- EXERCISE DESCRIPTION:
Each line in the entries below that holds the string "with" is to be listed.

[Excerpt from a dataset]

/---

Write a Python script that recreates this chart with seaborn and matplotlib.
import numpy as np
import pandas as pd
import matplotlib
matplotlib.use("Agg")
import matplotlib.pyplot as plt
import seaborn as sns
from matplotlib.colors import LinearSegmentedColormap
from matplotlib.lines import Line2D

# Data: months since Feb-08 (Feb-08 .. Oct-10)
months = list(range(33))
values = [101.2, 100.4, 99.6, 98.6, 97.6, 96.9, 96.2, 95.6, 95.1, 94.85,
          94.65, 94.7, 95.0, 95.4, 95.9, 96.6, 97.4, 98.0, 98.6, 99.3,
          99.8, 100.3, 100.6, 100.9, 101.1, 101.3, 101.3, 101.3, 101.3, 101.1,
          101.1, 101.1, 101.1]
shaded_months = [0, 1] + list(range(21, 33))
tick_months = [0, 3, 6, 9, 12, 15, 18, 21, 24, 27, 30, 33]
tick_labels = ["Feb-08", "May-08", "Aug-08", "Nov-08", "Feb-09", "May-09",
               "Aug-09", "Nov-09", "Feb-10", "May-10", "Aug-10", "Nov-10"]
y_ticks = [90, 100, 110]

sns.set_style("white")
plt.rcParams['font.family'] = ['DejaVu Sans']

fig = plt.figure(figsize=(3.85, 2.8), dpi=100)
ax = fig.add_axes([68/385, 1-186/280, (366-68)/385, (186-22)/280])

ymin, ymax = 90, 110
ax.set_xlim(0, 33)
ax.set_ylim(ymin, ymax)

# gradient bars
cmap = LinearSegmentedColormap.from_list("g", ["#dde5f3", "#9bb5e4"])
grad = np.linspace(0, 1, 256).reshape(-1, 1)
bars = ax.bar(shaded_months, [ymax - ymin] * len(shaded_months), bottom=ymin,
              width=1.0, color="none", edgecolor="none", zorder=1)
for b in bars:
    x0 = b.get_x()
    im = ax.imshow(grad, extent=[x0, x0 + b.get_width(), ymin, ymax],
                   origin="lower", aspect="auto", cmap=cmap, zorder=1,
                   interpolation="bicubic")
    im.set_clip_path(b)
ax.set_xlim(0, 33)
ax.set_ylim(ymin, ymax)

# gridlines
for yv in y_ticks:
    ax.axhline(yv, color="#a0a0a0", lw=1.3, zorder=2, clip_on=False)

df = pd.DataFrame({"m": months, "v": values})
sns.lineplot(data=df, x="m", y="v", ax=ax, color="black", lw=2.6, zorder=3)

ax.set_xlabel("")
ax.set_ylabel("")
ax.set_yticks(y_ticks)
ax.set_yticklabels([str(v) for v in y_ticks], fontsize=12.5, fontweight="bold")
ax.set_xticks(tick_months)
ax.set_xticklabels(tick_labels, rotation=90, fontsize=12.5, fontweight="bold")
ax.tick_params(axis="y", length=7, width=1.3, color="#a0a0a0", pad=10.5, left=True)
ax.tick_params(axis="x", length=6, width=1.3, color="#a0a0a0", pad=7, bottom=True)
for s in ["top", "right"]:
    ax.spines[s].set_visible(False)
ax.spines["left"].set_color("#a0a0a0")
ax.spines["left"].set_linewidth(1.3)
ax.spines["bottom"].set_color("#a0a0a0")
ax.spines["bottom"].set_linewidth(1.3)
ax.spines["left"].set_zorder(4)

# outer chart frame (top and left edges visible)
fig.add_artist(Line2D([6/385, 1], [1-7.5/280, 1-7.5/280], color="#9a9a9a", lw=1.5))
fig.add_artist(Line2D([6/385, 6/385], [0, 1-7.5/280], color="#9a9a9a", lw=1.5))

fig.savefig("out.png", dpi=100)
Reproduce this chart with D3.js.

\---

- FULL ANSWER:
Write a Python script that recreates this chart with seaborn and matplotlib.
Reproduce this chart with D3.js.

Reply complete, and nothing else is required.